Women bikers blaze a feminist trail at India Bike Week
Panaji: “In a country where being a woman itself is a challenge, biking is just another challenge which women should not back out from,” says 24-year-old Anam Hashim, India’s youngest female stunt rider.
Hashim is one the thousands of bikers, who is participating in the ongoing India Bike Week in North Goa’s Vagator beach village. The bike week also features a handful of women bikers, who have blazed a trail as bikers, conventionally considered a male domain.
Hashim made waves a few years ago, when she became the first woman to conquer Ladakh’s treacherous Khardung La pass, the world’s highest motorable road on a TVS Scooty Zest and the stunt rider, has never looked back ever since.
“Sometimes, when I look around I feel that being a woman in India is a challenge in itself and when you choose a sport like stunt riding like I did, many have no backing. Initially, I too faced resistance. Today I’m not only a biker, but also the youngest Indian female stunt rider at 24 years,” she told IANS on the sidelines of the two-day event, which is billed as India’s biggest motorbike festival.
Coming from a conservative Muslim family, stunt riding was not the easiest choice as a career, but the dogged lass, who started riding her father’s motorcycle on the streets of her hometown, Shimla, at the age of 10, insisted on following her passion.

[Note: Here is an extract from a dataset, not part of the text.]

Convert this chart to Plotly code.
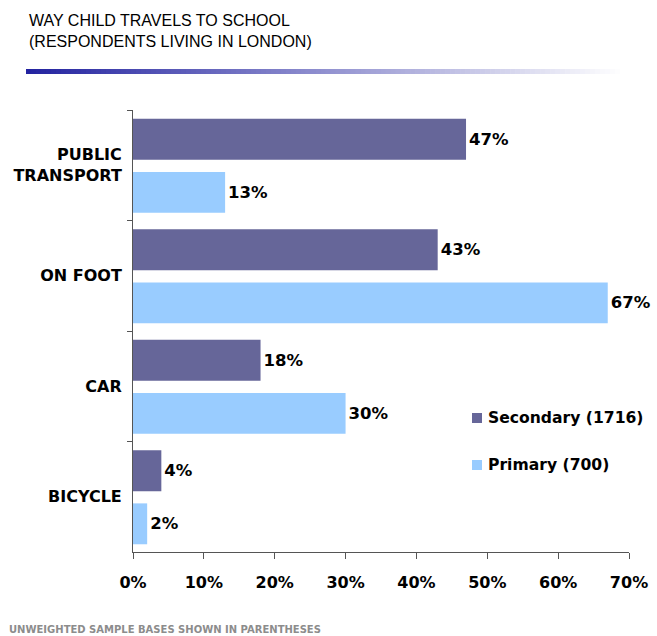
import plotly.graph_objects as go

# Data
categories = ["PUBLIC<br>TRANSPORT", "ON FOOT", "CAR", "BICYCLE"]
secondary_vals = [47, 43, 18, 4]
primary_vals = [13, 67, 30, 2]
series_names = ["Secondary (1716)", "Primary (700)"]
series_colors = ["#666699", "#99CCFF"]
x_ticks = [0, 10, 20, 30, 40, 50, 60, 70]

W, H = 657, 636
L, R, T, B = 133, 28, 110, 84
PW, PH = W - L - R, H - T - B


def px(xp):
    return (xp - L) / PW


def py(yp):
    return (H - B - yp) / PH


BOLD = "DejaVu Sans, Verdana, sans-serif"
ARIAL = "Liberation Sans, Arial, sans-serif"

fig = go.Figure()
for name, vals, col, off in [
    (series_names[0], secondary_vals, series_colors[0], -0.42),
    (series_names[1], primary_vals, series_colors[1], 0.06),
]:
    fig.add_trace(go.Bar(
        y=categories, x=vals, name=name, orientation="h",
        marker=dict(color=col, line=dict(width=0)),
        offset=off, width=0.37,
        text=[f"{v}%" for v in vals], textposition="outside",
        textfont=dict(family=BOLD, size=16.5, color="black", weight="bold"),
        cliponaxis=False, showlegend=False,
    ))

fig.update_layout(
    width=W, height=H, autosize=False,
    margin=dict(l=L, r=R, t=T, b=B, pad=0),
    paper_bgcolor="white", plot_bgcolor="white",
    barmode="overlay",
    xaxis=dict(
        range=[0, 70], tickvals=x_ticks, ticktext=[f"{v}%" for v in x_ticks],
        showgrid=False, zeroline=False, automargin=False,
        showline=True, linecolor="#555555", linewidth=1,
        ticks="outside", ticklen=6, tickcolor="#555555",
        tickfont=dict(family=BOLD, size=16, color="black", weight="bold"),
        ticklabelstandoff=10,
    ),
    yaxis=dict(
        type="category", categoryorder="array", categoryarray=categories,
        range=[3.5, -0.5], tickson="boundaries",
        showgrid=False, zeroline=False, automargin=False,
        showline=True, linecolor="#555555", linewidth=1,
        ticks="outside", ticklen=5, tickcolor="#555555",
        tickfont=dict(family=BOLD, size=16, color="black", weight="bold"),
        ticklabelstandoff=7,
    ),
)

# Title
title_font = dict(family=ARIAL, size=16, color="black")
for text, yc in [("WAY CHILD TRAVELS TO SCHOOL", 20), ("(RESPONDENTS LIVING IN LONDON)", 41)]:
    fig.add_annotation(text=text, xref="paper", yref="paper", x=px(27), y=py(yc),
                       xanchor="left", yanchor="middle", showarrow=False, font=title_font)

# Gradient rule under the title
x0, x1, n = 26, 625, 120
c0 = (35, 35, 160)
for i in range(n):
    t = i / (n - 1)
    c = tuple(int(round(c0[k] + (255 - c0[k]) * t)) for k in range(3))
    xa = x0 + (x1 - x0) * i / n
    xb = x0 + (x1 - x0) * (i + 1) / n + 0.6
    fig.add_shape(type="rect", xref="paper", yref="paper",
                  x0=px(xa), x1=px(xb), y0=py(74), y1=py(69),
                  fillcolor=f"rgb{c}", line=dict(width=0), layer="above")

# Legend
for name, col, yc in zip(series_names, series_colors, [418, 465]):
    fig.add_shape(type="rect", xref="paper", yref="paper",
                  x0=px(472), x1=px(482), y0=py(yc + 5), y1=py(yc - 5),
                  fillcolor=col, line=dict(width=0))
    fig.add_annotation(text=name, xref="paper", yref="paper", x=px(486), y=py(yc),
                       xanchor="left", yanchor="middle", showarrow=False,
                       font=dict(family=BOLD, size=15.6, color="black", weight="bold"))

# Footnote
fig.add_annotation(text="UNWEIGHTED SAMPLE BASES SHOWN IN PARENTHESES",
                   xref="paper", yref="paper", x=px(7), y=py(629),
                   xanchor="left", yanchor="middle", showarrow=False,
                   font=dict(family=BOLD, size=10, color="#8c8c8c", weight="bold"))

fig.write_html("out.html")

“One day, I overheard someone saying that women don’t ride bikes; they either lean against them or the man riding it. That is when I decided to chart my own course as a stunt biker. Others should chart their own course in life too,” she said.
Sonia Jain, a 33-year-old heavyweight woman biker is also attending the event. She entered the Limca Book of Records in 2017 for riding as many as 100 different models of motorcycles. Among the bikes, she rode her way into the record books ranged from the lightweight 63 kg Bajaj Sunny to the beast-like 360 kg Indian Road master, while also straddling vintage bikes like Ariel, BMW R69, Rajdoot GTS 175, Triumph, etc.
She claims, that the headcount of women bikers in India is seeing an upswing and that she chose to become an adventure biker to score a point for womanhood.
“I chose to become an adventure biker to prove the point that women, too, can own and ride a bike with elan. Biking is also about letting your hair down and just truly being yourself,” said Sonia, whose love story with biking started when she passed out of college.
Karnataka-based Candida Louis (29) owes her passion to biking to her father and in her biking career, spanning just a bit more than a decade has ridden in 14 countries spread across five continents. Along the way, she also led 34 customised biking group tours across India and abroad.
Still the avid biker, Louis now also wants to focus on helping Indian bikers widen their horizon and invite them to life-changing journeys around the globe, just like her icon Australian Alistair Farland, a world renowned biker who died in an accident in North Carolina in 2014 during a world tour.
“I used to idolise Alistair Farland and his death shattered me. That’s when I decided to bike all the way to Sydney and meet Alistair’s family as a tribute to him and his journeys,” she said, adding that the ride defined her as a biker and to see Alistair’s mother meeting her during her ride Down Under was one of her most poignant moments in her biking career.
If women love biking, she urges, they should just hop on a bike and get going without wasting any precious time, hindrances irrespective.
“Go out there and start riding. There will always be hindrances, problems and situations that will make you feel like quitting is the better option, but only if you manage to remind yourself why you started in the first place, you will be able to achieve success and stand out from the crowd,” Louis said.